One of the book’s key interventions is its refusal to view non-alignment as a child of the Cold War alone. Nayudu traces its fin de siècle origins, arguing that the political conditions in India at the turn of the twentieth century laid the groundwork for non-aligned thinking.


The Cold War may have provided a moment of articulation, but it did not create the concept. In fact, Nayudu turns the table: non-alignment enables a more nuanced reading of the Cold War itself, challenging the ideological rigidity of superpower rivalry and presenting Afro-Asian diplomacy as a stabilizing, visionary force.
The treatment of Nehru’s political philosophy is particularly strong. Too often, Nehru is either lionized as a liberal prophet or dismissed as a confused idealist.


Nayudu offers a third path—an honest reading of Nehru’s rhetoric and writings as deliberate performances of anticolonialism, a way to mobilize domestic and international audiences toward India’s rise.
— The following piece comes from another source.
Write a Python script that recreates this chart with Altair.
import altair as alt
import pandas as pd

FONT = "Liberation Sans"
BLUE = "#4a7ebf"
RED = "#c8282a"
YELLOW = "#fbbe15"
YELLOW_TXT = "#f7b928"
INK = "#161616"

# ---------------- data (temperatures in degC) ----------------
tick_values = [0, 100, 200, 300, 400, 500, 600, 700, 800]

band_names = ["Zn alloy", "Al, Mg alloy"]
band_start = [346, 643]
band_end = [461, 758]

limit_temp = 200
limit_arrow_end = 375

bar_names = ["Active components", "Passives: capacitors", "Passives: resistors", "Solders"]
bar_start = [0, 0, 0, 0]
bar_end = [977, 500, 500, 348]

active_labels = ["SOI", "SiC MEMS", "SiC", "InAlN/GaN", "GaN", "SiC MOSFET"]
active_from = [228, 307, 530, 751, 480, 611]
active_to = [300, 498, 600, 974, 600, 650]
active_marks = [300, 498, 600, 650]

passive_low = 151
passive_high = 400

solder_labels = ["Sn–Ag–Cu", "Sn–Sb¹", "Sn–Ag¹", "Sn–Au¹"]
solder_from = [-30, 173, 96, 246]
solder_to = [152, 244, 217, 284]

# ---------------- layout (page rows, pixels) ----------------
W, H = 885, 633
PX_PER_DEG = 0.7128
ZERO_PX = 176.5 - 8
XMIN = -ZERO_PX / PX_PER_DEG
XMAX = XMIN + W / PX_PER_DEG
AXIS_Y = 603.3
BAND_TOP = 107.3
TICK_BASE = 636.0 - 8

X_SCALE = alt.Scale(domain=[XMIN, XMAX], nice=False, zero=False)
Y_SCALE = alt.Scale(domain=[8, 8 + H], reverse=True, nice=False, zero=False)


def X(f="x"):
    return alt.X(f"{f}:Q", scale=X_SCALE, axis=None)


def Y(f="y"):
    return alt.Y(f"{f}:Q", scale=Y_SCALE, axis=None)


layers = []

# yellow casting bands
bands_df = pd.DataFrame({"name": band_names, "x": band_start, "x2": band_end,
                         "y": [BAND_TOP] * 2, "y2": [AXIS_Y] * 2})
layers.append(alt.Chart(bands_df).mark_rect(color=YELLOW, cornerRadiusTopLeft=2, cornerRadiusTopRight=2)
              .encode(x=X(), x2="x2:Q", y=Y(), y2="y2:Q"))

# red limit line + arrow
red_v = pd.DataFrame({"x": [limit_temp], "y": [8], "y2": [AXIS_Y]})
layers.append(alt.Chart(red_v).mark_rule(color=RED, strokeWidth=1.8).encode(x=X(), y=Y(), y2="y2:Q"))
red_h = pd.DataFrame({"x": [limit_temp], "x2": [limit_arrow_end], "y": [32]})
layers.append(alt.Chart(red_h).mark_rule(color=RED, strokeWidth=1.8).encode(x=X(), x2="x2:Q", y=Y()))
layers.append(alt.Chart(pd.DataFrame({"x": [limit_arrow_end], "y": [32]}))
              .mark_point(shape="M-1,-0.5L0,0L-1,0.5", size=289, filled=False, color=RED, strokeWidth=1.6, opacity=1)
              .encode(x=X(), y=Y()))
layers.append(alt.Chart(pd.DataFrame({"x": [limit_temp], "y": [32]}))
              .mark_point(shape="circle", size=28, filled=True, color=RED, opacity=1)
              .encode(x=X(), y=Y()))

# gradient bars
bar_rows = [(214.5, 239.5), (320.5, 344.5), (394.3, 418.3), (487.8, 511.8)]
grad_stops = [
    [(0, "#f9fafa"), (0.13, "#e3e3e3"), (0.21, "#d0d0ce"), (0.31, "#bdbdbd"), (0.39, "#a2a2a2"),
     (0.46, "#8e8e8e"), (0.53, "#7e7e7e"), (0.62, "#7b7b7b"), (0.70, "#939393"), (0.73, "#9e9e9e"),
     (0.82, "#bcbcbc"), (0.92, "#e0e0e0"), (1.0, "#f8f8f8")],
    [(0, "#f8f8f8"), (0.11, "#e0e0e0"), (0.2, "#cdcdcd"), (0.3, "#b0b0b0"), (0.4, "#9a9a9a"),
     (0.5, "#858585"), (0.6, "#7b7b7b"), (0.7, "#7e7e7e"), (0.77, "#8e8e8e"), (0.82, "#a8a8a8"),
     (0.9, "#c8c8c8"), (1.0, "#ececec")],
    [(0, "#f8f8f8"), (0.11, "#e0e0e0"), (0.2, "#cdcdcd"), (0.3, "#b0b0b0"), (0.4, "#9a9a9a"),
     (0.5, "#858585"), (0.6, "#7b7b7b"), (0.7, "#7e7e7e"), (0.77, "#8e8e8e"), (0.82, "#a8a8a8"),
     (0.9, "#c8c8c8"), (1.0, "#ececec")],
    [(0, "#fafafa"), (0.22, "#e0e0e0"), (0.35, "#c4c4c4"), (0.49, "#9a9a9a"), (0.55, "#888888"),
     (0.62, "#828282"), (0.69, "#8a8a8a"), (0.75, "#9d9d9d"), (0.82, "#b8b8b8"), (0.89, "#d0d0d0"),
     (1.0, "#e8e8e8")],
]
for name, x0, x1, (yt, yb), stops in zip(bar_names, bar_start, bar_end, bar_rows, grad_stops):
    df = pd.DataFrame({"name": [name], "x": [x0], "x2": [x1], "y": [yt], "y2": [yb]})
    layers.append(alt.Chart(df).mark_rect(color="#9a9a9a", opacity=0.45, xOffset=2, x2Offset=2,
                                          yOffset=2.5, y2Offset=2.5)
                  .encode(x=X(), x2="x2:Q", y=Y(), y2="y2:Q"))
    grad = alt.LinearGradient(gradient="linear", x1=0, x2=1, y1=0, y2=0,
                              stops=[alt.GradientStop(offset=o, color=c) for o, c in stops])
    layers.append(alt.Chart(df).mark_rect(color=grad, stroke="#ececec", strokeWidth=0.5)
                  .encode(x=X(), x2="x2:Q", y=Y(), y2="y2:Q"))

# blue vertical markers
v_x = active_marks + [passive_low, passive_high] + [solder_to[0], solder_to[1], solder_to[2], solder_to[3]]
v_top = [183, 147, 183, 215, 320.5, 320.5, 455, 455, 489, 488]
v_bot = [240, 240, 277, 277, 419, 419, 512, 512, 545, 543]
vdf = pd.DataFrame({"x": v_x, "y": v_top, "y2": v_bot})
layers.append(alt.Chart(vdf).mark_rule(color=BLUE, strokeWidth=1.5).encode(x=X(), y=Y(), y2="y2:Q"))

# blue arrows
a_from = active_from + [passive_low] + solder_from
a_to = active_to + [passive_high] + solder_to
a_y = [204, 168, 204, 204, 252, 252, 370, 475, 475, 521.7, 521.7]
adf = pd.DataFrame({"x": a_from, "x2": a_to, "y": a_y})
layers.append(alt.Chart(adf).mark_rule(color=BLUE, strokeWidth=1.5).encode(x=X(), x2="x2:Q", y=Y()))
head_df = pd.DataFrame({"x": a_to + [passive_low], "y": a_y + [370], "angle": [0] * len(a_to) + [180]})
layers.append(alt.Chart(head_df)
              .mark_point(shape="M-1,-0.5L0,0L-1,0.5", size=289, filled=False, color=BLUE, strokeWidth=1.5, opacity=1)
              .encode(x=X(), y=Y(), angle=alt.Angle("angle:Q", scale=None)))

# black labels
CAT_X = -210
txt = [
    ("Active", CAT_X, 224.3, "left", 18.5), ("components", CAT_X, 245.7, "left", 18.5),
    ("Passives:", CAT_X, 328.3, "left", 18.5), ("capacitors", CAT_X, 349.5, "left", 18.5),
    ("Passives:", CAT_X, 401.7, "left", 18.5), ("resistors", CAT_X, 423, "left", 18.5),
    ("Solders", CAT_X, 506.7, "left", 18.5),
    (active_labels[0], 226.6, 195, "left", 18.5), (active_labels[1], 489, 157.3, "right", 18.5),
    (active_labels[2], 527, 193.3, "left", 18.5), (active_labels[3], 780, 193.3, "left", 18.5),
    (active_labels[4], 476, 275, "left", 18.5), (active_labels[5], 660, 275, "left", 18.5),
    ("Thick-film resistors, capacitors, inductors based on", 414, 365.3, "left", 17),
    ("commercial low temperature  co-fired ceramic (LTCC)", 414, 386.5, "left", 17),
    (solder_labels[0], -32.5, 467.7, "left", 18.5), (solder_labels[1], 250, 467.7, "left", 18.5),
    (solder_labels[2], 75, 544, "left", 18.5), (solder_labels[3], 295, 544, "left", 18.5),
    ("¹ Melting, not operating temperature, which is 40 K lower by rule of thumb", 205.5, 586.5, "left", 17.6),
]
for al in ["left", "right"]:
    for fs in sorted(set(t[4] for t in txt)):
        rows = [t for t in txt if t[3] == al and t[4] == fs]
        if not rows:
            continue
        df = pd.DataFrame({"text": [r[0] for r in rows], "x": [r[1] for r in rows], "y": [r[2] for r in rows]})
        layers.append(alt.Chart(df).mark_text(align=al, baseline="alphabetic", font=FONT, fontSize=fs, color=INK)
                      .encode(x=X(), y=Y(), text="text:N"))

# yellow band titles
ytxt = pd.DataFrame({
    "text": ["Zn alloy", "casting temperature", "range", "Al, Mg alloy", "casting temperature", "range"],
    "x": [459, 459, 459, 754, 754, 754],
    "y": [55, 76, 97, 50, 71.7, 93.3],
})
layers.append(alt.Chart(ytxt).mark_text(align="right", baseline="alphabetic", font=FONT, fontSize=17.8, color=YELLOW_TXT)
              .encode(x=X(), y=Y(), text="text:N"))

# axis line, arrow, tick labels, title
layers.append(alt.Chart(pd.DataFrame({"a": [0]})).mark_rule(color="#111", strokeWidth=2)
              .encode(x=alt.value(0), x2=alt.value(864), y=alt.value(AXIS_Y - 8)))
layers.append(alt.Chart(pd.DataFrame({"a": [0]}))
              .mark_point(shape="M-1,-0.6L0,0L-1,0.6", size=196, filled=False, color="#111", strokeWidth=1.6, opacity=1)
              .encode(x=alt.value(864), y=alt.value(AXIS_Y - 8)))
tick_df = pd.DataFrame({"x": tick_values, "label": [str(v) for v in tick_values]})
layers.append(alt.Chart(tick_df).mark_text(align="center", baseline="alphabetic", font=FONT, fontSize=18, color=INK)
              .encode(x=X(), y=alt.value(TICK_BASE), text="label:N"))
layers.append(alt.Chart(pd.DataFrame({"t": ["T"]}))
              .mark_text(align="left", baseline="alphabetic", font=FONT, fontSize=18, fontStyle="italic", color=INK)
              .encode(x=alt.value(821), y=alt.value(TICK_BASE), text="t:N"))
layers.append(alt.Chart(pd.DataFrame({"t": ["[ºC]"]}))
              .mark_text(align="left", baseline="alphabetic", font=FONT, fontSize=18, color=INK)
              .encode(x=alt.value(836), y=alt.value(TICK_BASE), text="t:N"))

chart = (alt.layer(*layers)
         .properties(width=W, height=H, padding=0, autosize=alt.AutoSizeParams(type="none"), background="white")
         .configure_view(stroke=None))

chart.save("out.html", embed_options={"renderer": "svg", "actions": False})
Even after independence, Nehru’s thought remained invested in anticolonial ideals, refusing realpolitik and instead advocating for diplomatic imagination.


Notably, Nayudu critiques the historical erasure of Nehru’s intellectual legacy post-1947, suggesting that he was collapsed into the State and denied his role as a thinker.
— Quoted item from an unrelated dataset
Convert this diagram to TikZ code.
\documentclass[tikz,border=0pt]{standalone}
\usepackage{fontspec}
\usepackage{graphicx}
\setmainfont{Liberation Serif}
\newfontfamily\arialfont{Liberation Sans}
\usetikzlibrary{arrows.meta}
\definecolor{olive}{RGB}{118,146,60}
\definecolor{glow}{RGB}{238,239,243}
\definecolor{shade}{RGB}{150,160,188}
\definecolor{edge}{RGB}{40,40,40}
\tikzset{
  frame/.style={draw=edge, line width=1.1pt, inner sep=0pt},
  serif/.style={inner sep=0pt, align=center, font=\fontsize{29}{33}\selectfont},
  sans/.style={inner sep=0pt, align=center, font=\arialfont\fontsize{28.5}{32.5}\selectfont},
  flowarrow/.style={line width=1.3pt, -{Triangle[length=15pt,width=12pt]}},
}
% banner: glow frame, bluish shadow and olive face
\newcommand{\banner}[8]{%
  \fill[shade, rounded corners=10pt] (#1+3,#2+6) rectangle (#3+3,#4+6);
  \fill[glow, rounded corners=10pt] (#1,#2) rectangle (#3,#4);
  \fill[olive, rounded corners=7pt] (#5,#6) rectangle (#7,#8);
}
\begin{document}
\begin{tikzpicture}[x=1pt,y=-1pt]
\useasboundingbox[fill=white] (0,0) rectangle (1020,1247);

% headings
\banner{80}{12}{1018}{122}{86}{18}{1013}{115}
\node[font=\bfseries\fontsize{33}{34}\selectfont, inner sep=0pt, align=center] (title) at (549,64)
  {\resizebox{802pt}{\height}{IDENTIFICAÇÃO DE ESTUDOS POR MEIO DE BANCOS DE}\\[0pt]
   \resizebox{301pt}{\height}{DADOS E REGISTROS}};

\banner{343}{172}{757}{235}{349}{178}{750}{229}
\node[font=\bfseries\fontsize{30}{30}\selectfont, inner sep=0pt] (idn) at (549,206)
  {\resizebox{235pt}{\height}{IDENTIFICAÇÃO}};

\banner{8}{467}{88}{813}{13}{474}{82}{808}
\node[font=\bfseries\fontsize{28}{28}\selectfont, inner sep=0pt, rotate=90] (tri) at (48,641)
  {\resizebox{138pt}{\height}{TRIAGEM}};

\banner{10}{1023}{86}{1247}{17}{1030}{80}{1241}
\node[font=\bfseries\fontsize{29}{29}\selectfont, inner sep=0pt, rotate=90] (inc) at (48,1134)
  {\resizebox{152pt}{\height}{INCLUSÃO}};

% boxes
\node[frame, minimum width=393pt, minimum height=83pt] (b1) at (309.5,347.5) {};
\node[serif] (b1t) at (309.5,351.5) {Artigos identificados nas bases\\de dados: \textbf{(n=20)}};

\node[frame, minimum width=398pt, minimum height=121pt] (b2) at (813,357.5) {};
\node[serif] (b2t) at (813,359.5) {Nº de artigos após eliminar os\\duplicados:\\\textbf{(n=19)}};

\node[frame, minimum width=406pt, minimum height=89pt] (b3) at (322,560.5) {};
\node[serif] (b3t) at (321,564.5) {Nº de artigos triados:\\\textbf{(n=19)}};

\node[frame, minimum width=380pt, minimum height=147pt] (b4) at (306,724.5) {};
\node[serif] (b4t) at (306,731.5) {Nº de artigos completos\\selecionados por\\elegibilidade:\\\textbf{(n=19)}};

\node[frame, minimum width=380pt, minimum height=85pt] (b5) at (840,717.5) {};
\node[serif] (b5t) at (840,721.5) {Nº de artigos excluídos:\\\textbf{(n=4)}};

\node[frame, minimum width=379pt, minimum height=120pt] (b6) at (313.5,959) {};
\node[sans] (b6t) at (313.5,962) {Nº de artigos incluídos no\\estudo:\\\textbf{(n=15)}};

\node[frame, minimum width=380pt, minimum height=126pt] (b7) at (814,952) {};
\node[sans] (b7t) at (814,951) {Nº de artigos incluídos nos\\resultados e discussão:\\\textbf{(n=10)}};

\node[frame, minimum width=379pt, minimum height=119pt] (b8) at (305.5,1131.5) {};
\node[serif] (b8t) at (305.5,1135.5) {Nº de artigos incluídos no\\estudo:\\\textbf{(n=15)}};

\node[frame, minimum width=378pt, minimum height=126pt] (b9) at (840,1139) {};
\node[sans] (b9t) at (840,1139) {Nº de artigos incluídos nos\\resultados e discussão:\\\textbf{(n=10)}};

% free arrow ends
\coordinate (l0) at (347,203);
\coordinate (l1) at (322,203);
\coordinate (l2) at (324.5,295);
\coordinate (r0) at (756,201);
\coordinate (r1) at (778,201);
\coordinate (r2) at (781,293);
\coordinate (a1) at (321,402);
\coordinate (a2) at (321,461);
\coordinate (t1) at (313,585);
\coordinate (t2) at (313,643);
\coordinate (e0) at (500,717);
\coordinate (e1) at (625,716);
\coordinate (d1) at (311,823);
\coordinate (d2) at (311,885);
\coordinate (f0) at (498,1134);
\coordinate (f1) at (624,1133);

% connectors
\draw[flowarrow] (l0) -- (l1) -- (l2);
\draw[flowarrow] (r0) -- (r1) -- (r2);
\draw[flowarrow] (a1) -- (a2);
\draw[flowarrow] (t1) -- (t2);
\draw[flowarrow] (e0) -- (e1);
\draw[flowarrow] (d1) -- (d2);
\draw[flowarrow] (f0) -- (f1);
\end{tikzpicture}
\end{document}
This leads to distortions on both ends of the ideological spectrum, with liberal defenders overemphasizing his confusion in a changing world, and conservative detractors caricaturing his politics as naïve. The Nehru Years pushes past both camps, restoring complexity to Nehru’s engagement with war, diplomacy, and global ethics.
The book also makes a compelling case for reviving older traditions of decolonial political thought. It argues that non-alignment allows us to escape empire not only in its colonial and Eurocentric incarnations, but also in its epistemological dominance over International Relations theory.


Nayudu contends that anticolonial thinkers have been “whited out” of theoretical discourse—a redaction that The Nehru Years challenges by amplifying their insights and relevance.


The discussion of India's diplomatic role at the United Nations and its peacekeeping innovations serves as further evidence of non-alignment as political praxis, not just theory.


The idea of India as an international actor—not merely a postcolonial subject—is central to Nayudu’s vision. This reframing demands new modes of writing Cold War history that foreground Afro-Asian interventions, particularly India's role in regulating superpower rivalry.


Where most scholarship either romanticizes non-alignment or catalogs its failures, Nayudu walks a fine and firm line. He acknowledges its contradictions—its uneven implementation, internal tensions, and ideological vulnerabilities—but treats these not as reasons for dismissal, but as symptoms of a vibrant, contested tradition. In fact, the book closes with an implicit call: to excavate non-alignment not for nostalgia, but for renewed relevance.
In writing style, The Nehru Years balances academic depth with interpretive clarity. It does not shy away from complexity, yet it remains readable, especially for those invested in the intersection of Indian history, international relations, and political theory.


Its ambition—to rethink non-alignment as both idea and action—is matched by its scholarship, making it essential reading for historians, diplomats, and thinkers alike.


In sum, Dr Nayudu has produced not just a book on Nehru or on Indian diplomacy, but a bold reappraisal of the postcolonial imagination.


The Nehru Years resurrects non-alignment as a living tradition, one capable of resisting ideological binaries and asserting intellectual sovereignty. It is a triumph of historical insight and a timely intervention into how we remember—and misremember—the global South’s place in shaping world order.